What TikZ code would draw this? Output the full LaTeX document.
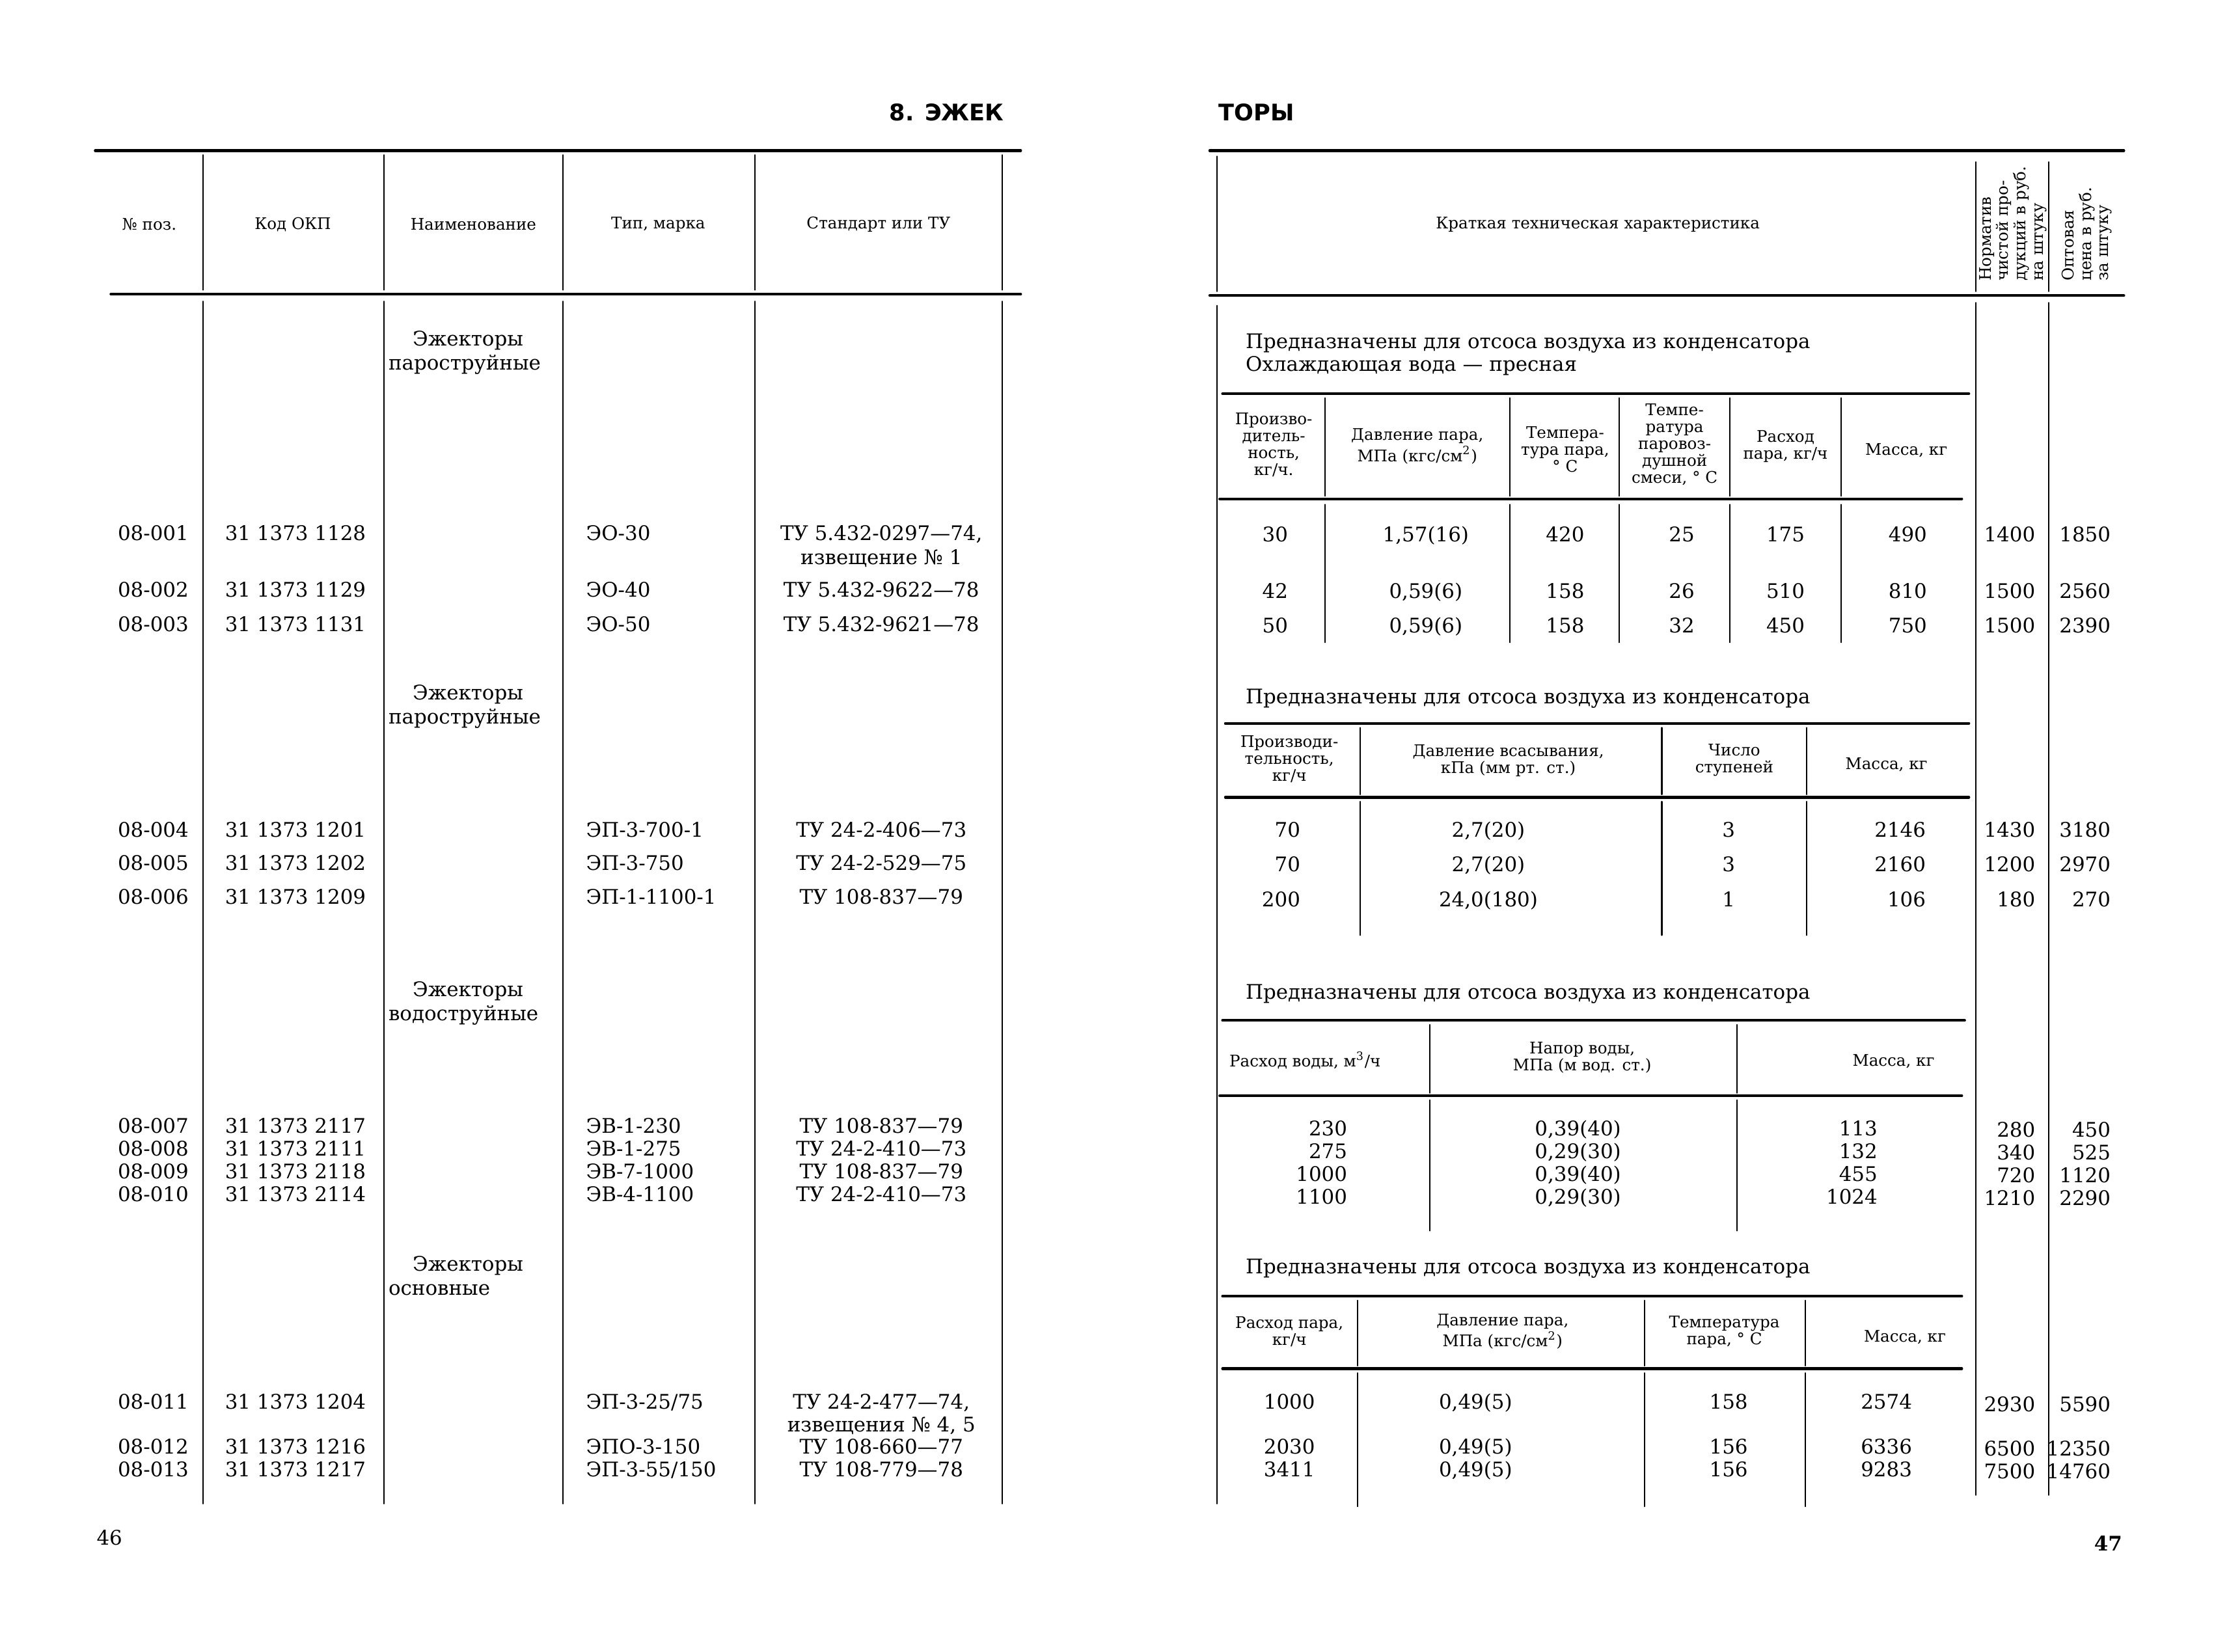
\documentclass[tikz,border=0pt]{standalone}
\usepackage{fontspec}
\setmainfont{DejaVu Serif}
\newfontfamily\titlefont{DejaVu Sans}
\newcommand\bodyfs{\fontsize{8.8}{10.4}\selectfont}
\newcommand\headfs{\fontsize{7}{7.4}\selectfont}
\tikzset{
  hrule/.style={line width=1.2pt},
  vrule/.style={line width=0.6pt},
  body/.style={font=\bodyfs, inner sep=0pt, anchor=mid},
  head/.style={font=\headfs, align=center, inner sep=0pt},
  ttl/.style={font=\titlefont\bfseries\fontsize{10}{12}\selectfont, inner sep=0pt},
}
\begin{document}
\begin{tikzpicture}[x=0.021843cm, y=-0.021843cm, line cap=round]
	\useasboundingbox (0,0) rectangle (1568,1162);
	\node[ttl] (ttlA) at (666,79) {8. ЭЖЕК};
	\node[ttl] (ttlB) at (884,79) {ТОРЫ};
	\node[body] (pgA) at (77,1083) {46};
	\node[body, font=\bodyfs\bfseries] (pgB) at (1483,1087) {47};
	% rules
	\draw[hrule] (67,106)--(718,106) (78,207)--(718,207) (851,106)--(1494,106) (851,208)--(1494,208);
	\foreach \a/\b/\y in {860/1385/277, 858/1380/351, 862/1385/509, 862/1385/561, 860/1382/718, 858/1380/771, 860/1380/912, 860/1380/963}
	\draw[hrule] (\a,\y)--(\b,\y);
	\foreach \x in {143,270,396,531,705}
	\draw[vrule] (\x,109)--(\x,204) (\x,212)--(\x,1058);
	\draw[vrule] (856,110)--(856,205) (856,215)--(856,1058);
	\foreach \x in {1390,1441}
	\draw[vrule] (\x,114)--(\x,205) (\x,213)--(\x,1052);
	\foreach \x/\a/\b/\c/\d in {932/280/349/355/452, 1062/280/349/355/452, 1139/280/349/355/452, 1217/280/349/355/452, 1295/280/349/355/452, 957/512/559/564/658, 1169/512/559/564/658, 1271/512/559/564/658, 1006/721/769/774/866, 1222/721/769/774/866, 955/915/961/966/1060, 1157/915/961/966/1060, 1270/915/961/966/1060}
	\draw[vrule] (\x,\a)--(\x,\b) (\x,\c)--(\x,\d);
	% headers
	\foreach \x/\t [count=\i] in {105/№ поз., 206/Код ОКП, 333/Наименование, 463/{Тип, марка}, 618/Стандарт или ТУ, 1124/Краткая техническая характеристика}
	\node[head] (hd\i) at (\x,158) {\t};
	\node[head, rotate=90, anchor=west, align=left, font=\fontsize{7}{7.6}\selectfont] (norm) at (1416,198) {Норматив\\чистой про-\\дукций в руб.\\на штуку};
	\node[head, rotate=90, anchor=west, align=left, font=\fontsize{7}{7.6}\selectfont] (opt) at (1468,198) {Оптовая\\цена в руб.\\за штуку};
	\foreach \x/\y/\t [count=\i] in {
		896/313/{Произво-\\дитель-\\ность,\\кг/ч.}, 997/314/{Давление пара,\\МПа (кгс/см\textsuperscript{2})}, 1101/316/{Темпера-\\тура пара,\\° С}, 1178/313/{Темпе-\\ратура\\паровоз-\\душной\\смеси, ° С}, 1256/314/{Расход\\пара, кг/ч}, 1341/317/{Масса, кг},
		907/534/{Производи-\\тельность,\\кг/ч}, 1061/535/{Давление всасывания,\\кПа (мм рт. ст.)}, 1220/535/{Число\\ступеней}, 1327/538/{Масса, кг},
		918/746/{Расход воды, м\textsuperscript{3}/ч}, 1113/744/{Напор воды,\\МПа (м вод. ст.)}, 1332/747/{Масса, кг},
		907/937/{Расход пара,\\кг/ч}, 1057/937/{Давление пара,\\МПа (кгс/см\textsuperscript{2})}, 1213/937/{Температура\\пара, ° С}, 1340/941/{Масса, кг}}
	\node[head] (sh\i) at (\x,\y) {\t};
	% left page
	\foreach \g/\y [count=\i] in {пароструйные/239, пароструйные/488, водоструйные/697, основные/890}{
		\node[body, anchor=mid west] (grA\i) at (290,\y) {Эжекторы};
		\node[body, anchor=mid west] (grB\i) at (273,\y+17) {\g};
	}
	\foreach \p/\c/\t/\u/\y [count=\i] in {
		08-001/31 1373 1128/ЭО-30/{ТУ 5.432-0297—74,}/376, 08-002/31 1373 1129/ЭО-40/ТУ 5.432-9622—78/416, 08-003/31 1373 1131/ЭО-50/ТУ 5.432-9621—78/440,
		08-004/31 1373 1201/ЭП-3-700-1/ТУ 24-2-406—73/585, 08-005/31 1373 1202/ЭП-3-750/ТУ 24-2-529—75/608, 08-006/31 1373 1209/ЭП-1-1100-1/ТУ 108-837—79/632,
		08-007/31 1373 2117/ЭВ-1-230/ТУ 108-837—79/793, 08-008/31 1373 2111/ЭВ-1-275/ТУ 24-2-410—73/809, 08-009/31 1373 2118/ЭВ-7-1000/ТУ 108-837—79/825, 08-010/31 1373 2114/ЭВ-4-1100/ТУ 24-2-410—73/841,
		08-011/31 1373 1204/{ЭП-3-25/75}/{ТУ 24-2-477—74,}/987, 08-012/31 1373 1216/ЭПО-3-150/ТУ 108-660—77/1019, 08-013/31 1373 1217/{ЭП-3-55/150}/ТУ 108-779—78/1035}{
		\node[body, anchor=mid east] (pos\i) at (133,\y) {\p};
		\node[body, anchor=mid west] (okp\i) at (158,\y) {\c};
		\node[body, anchor=mid west] (typ\i) at (412,\y) {\t};
		\node[body] (tu\i) at (620,\y) {\u};
	}
	\node[body] (tuA) at (620,393) {извещение № 1};
	\node[body] (tuB) at (620,1003) {извещения № 4, 5};
	% right page
	\foreach \y/\t [count=\i] in {241/Предназначены для отсоса воздуха из конденсатора, 257/Охлаждающая вода — пресная, 491/Предназначены для отсоса воздуха из конденсатора, 699/Предназначены для отсоса воздуха из конденсатора, 892/Предназначены для отсоса воздуха из конденсатора}
	\node[body, anchor=mid west] (use\i) at (876,\y) {\t};
	\foreach \a/\b/\c/\d/\e/\f/\y [count=\i] in {30/{1,57(16)}/420/25/175/490/377, 42/{0,59(6)}/158/26/510/810/417, 50/{0,59(6)}/158/32/450/750/441}{
		\node[body] (eoA\i) at (897,\y) {\a};
		\node[body] (eoB\i) at (1003,\y) {\b};
		\node[body] (eoC\i) at (1101,\y) {\c};
		\node[body] (eoD\i) at (1183,\y) {\d};
		\node[body] (eoE\i) at (1256,\y) {\e};
		\node[body] (eoF\i) at (1342,\y) {\f};
	}
	\foreach \a/\b/\c/\d/\y [count=\i] in {70/{2,7(20)}/3/2146/585, 70/{2,7(20)}/3/2160/609, 200/{24,0(180)}/1/106/634}{
		\node[body, anchor=mid east] (epA\i) at (915,\y) {\a};
		\node[body] (epB\i) at (1047,\y) {\b};
		\node[body] (epC\i) at (1216,\y) {\c};
		\node[body, anchor=mid east] (epD\i) at (1355,\y) {\d};
	}
	\foreach \a/\b/\c/\y [count=\i] in {230/{0,39(40)}/113/795, 275/{0,29(30)}/132/811, 1000/{0,39(40)}/455/827, 1100/{0,29(30)}/1024/843}{
		\node[body, anchor=mid east] (evA\i) at (948,\y) {\a};
		\node[body] (evB\i) at (1110,\y) {\b};
		\node[body, anchor=mid east] (evC\i) at (1321,\y) {\c};
	}
	\foreach \a/\b/\c/\d/\y [count=\i] in {1000/{0,49(5)}/158/2574/987, 2030/{0,49(5)}/156/6336/1019, 3411/{0,49(5)}/156/9283/1035}{
		\node[body] (osA\i) at (907,\y) {\a};
		\node[body] (osB\i) at (1038,\y) {\b};
		\node[body] (osC\i) at (1216,\y) {\c};
		\node[body] (osD\i) at (1327,\y) {\d};
	}
	\foreach \n/\o/\y [count=\i] in {1400/1850/377, 1500/2560/417, 1500/2390/441, 1430/3180/585, 1200/2970/609, 180/270/634, 280/450/796, 340/525/812, 720/1120/828, 1210/2290/844, 2930/5590/989, 6500/12350/1020, 7500/14760/1036}{
		\node[body, anchor=mid east] (nrm\i) at (1432,\y) {\n};
		\node[body, anchor=mid east] (opt\i) at (1485,\y) {\o};
	}
\end{tikzpicture}
\end{document}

- _WRITTEN EXERCISE_
Exactly how many lines contain "draw"? State the number and nothing else.

- _RESULT OF THE EXERCISE_
7